Pablo Escobar says hi:
High-security should mean that an area has both enough crime, and enough assets to protect, to justify the cost of maintaining rapid response forces capable of being a credible deterrent and possibly even stopping a crime in progress.
Using reality as an analog, it doesn't matter how high the security is somewhere, if I want someone dead badly enough, chances are they will die. When every second counts, help is minutes away. The reason there isn't considerably more violence and chaos in places with effective security is that the consequences are extreme. Yes, I could stab, shoot, run down with a large vehicle, or stuff my van with a ton of homemade explosives and five hundred pounds of tungsten ball-bearings and kill just about anything...but the chances of me doing this in a 'high security' area, and escaping are negligible. If I want to survive, freedom intact, as a killer, I need to target nobodies, or ambush people where response times are long, witnesses few, and surveillance absent.

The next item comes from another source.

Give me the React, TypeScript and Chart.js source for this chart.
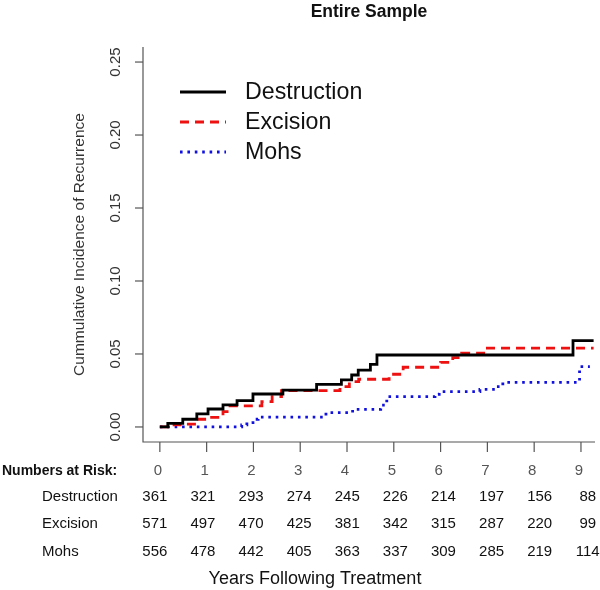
import React, { useEffect, useRef } from "react";
import { Chart, registerables } from "chart.js";

Chart.register(...registerables);

const TITLE = "Entire Sample";
const Y_LABEL = "Cummulative Incidence of Recurrence";
const X_LABEL = "Years Following Treatment";
const RISK_HEADER = "Numbers at Risk:";

const GROUPS = ["Destruction", "Excision", "Mohs"];
const YEAR_TICKS = [0, 1, 2, 3, 4, 5, 6, 7, 8, 9];
const Y_TICKS = [0, 0.05, 0.1, 0.15, 0.2, 0.25];
const Y_TICK_LABELS = ["0.00", "0.05", "0.10", "0.15", "0.20", "0.25"];

// Step curves: time (years) and cumulative incidence after each step
const destructionTimes = [0, 0.17, 0.49, 0.79, 1.03, 1.35, 1.65, 1.99, 2.63, 3.35, 3.88, 4.1, 4.24, 4.5, 4.64, 8.83, 9.27];
const destructionValues = [0, 0.0025, 0.0053, 0.0089, 0.0123, 0.0151, 0.018, 0.0226, 0.0253, 0.0292, 0.0322, 0.0356, 0.039, 0.0429, 0.0493, 0.0591, 0.0591];

const excisionTimes = [0, 0.2, 0.55, 0.81, 1.07, 1.35, 1.5, 2.18, 2.4, 2.6, 3.85, 4.05, 4.25, 4.9, 5.2, 6.0, 6.26, 6.45, 7.0, 9.27];
const excisionValues = [0, 0.0015, 0.002, 0.0053, 0.0066, 0.0105, 0.0144, 0.0173, 0.0208, 0.0249, 0.0276, 0.031, 0.0327, 0.0361, 0.0409, 0.0443, 0.0475, 0.0505, 0.054, 0.054];

const mohsTimes = [0, 1.75, 1.86, 1.99, 2.1, 3.55, 4.12, 4.72, 4.85, 5.88, 5.97, 6.84, 7.16, 7.33, 8.97, 9.19];
const mohsValues = [0, 0.0014, 0.003, 0.0053, 0.0068, 0.0098, 0.0121, 0.015, 0.0208, 0.0224, 0.0242, 0.0258, 0.0276, 0.0306, 0.0413, 0.0413];

const riskDestruction = [361, 321, 293, 274, 245, 226, 214, 197, 156, 88];
const riskExcision = [571, 497, 470, 425, 381, 342, 315, 287, 220, 99];
const riskMohs = [556, 478, 442, 405, 363, 337, 309, 285, 219, 114];

const COLORS = ["#000000", "#ee1111", "#1010e0"];
const DASHES: number[][] = [[], [9, 6], [2.6, 4.8]];

const FONT = "'Liberation Sans', Arial, sans-serif";

function toPoints(t: number[], v: number[]) {
  return t.map((x, i) => ({ x, y: v[i] }));
}

export default function App() {
  const ref = useRef<HTMLCanvasElement | null>(null);

  useEffect(() => {
    if (!ref.current) return;
    const decor = {
      id: "decor",
      afterDraw(chart: any) {
        const ctx = chart.ctx as CanvasRenderingContext2D;
        const xs = chart.scales.x;
        const ys = chart.scales.y;
        const area = chart.chartArea;
        ctx.save();
        // axes
        ctx.strokeStyle = "#555";
        ctx.lineWidth = 1.2;
        ctx.setLineDash([]);
        ctx.beginPath();
        ctx.moveTo(area.left, area.top);
        ctx.lineTo(area.left, area.bottom);
        ctx.lineTo(area.right, area.bottom);
        ctx.stroke();
        // y ticks
        ctx.fillStyle = "#333";
        ctx.font = `15px ${FONT}`;
        Y_TICKS.forEach((v, i) => {
          const py = ys.getPixelForValue(v);
          ctx.beginPath();
          ctx.moveTo(area.left - 8, py);
          ctx.lineTo(area.left, py);
          ctx.stroke();
          ctx.save();
          ctx.translate(116, py);
          ctx.rotate(-Math.PI / 2);
          ctx.textAlign = "center";
          ctx.textBaseline = "middle";
          ctx.fillText(Y_TICK_LABELS[i], 0, 0);
          ctx.restore();
        });
        // y label
        ctx.save();
        ctx.translate(80, (area.top + area.bottom) / 2);
        ctx.rotate(-Math.PI / 2);
        ctx.textAlign = "center";
        ctx.textBaseline = "middle";
        ctx.font = `15.5px ${FONT}`;
        ctx.fillStyle = "#333";
        ctx.fillText(Y_LABEL, 0, 0);
        ctx.restore();
        // x ticks and header digits
        ctx.textAlign = "center";
        ctx.textBaseline = "middle";
        YEAR_TICKS.forEach((t) => {
          const px = xs.getPixelForValue(t);
          ctx.beginPath();
          ctx.moveTo(px, area.bottom);
          ctx.lineTo(px, area.bottom + 10);
          ctx.stroke();
          ctx.fillStyle = "#555";
          ctx.font = `15px ${FONT}`;
          ctx.fillText(String(t), px - 2, 471);
        });
        // risk header
        ctx.textAlign = "left";
        ctx.fillStyle = "#111";
        ctx.font = `bold 14px ${FONT}`;
        ctx.fillText(RISK_HEADER, 2, 471);
        const rows = [riskDestruction, riskExcision, riskMohs];
        const rowY = [497, 524, 552];
        const px0 = xs.getPixelForValue(YEAR_TICKS[0]);
        ctx.font = `15px ${FONT}`;
        rows.forEach((r, ri) => {
          ctx.textAlign = "left";
          ctx.fillStyle = "#111";
          ctx.fillText(GROUPS[ri], 42, rowY[ri]);
          ctx.textAlign = "center";
          r.forEach((n, i) => {
            const px = xs.getPixelForValue(YEAR_TICKS[i]);
            ctx.fillText(String(n), px0 - 5 + (px - px0) * 1.028, rowY[ri]);
          });
        });
        // x label
        ctx.textAlign = "center";
        ctx.font = `18px ${FONT}`;
        ctx.fillStyle = "#111";
        ctx.fillText(X_LABEL, 315, 579);
        // title
        ctx.font = `bold 17.5px ${FONT}`;
        ctx.fillStyle = "#111";
        ctx.fillText(TITLE, (area.left + area.right) / 2, 12);
        // legend
        const legY = [92, 122, 152];
        GROUPS.forEach((g, i) => {
          ctx.strokeStyle = COLORS[i];
          ctx.lineWidth = 3;
          ctx.setLineDash(DASHES[i]);
          ctx.beginPath();
          ctx.moveTo(180, legY[i]);
          ctx.lineTo(226, legY[i]);
          ctx.stroke();
          ctx.setLineDash([]);
          ctx.fillStyle = "#111";
          ctx.textAlign = "left";
          ctx.font = `23.2px ${FONT}`;
          ctx.fillText(g, 245, legY[i] + 1);
        });
        ctx.restore();
      },
    };

    const series = [
      toPoints(destructionTimes, destructionValues),
      toPoints(excisionTimes, excisionValues),
      toPoints(mohsTimes, mohsValues),
    ];

    const chart = new Chart(ref.current, {
      type: "line",
      data: {
        datasets: series.map((d, i) => ({
          label: GROUPS[i],
          data: d,
          borderColor: COLORS[i],
          borderWidth: 2.8,
          borderDash: DASHES[i],
          pointRadius: 0,
          stepped: "before" as const,
          fill: false,
        })),
      },
      options: {
        animation: false,
        responsive: false,
        devicePixelRatio: 1,
        layout: { padding: { left: 143, right: 5, top: 47, bottom: 148 } },
        plugins: { legend: { display: false }, tooltip: { enabled: false }, title: { display: false } },
        scales: {
          x: { type: "linear", min: -0.36, max: 9.3, display: false },
          y: { type: "linear", min: -0.0103, max: 0.2603, display: false },
        },
      },
      plugins: [decor],
    });
    return () => chart.destroy();
  }, []);

  return (
    <div style={{ position: "fixed", left: 0, top: 0, width: 600, height: 590, background: "#fff" }}>
      <canvas ref={ref} width={600} height={590} style={{ display: "block" }} />
    </div>
  );
}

Elite: Dangerous is too soft on consequences. There is no crime prevention system, and no credible deterrent, because of this lack of consequence. There is no way to make an ATR response swift and potent enough to actually protect anyone as long as CMDRs inclined to attack clean targets can be clean while doing so and ATR, as ineffective as they are, already have absurd and immersion defying capabilities (weapons no CMDR can get a vague analog to and the ability to teleport).
Waiting for criminals to act is acting too late, but deterrents need to be as proactive as possible, because making them heavy handed like ATR is both ineffectual and implausible. Unfortunately, the game is completely lacking in the mechanisms (mostly persistence related) to do credible C&P.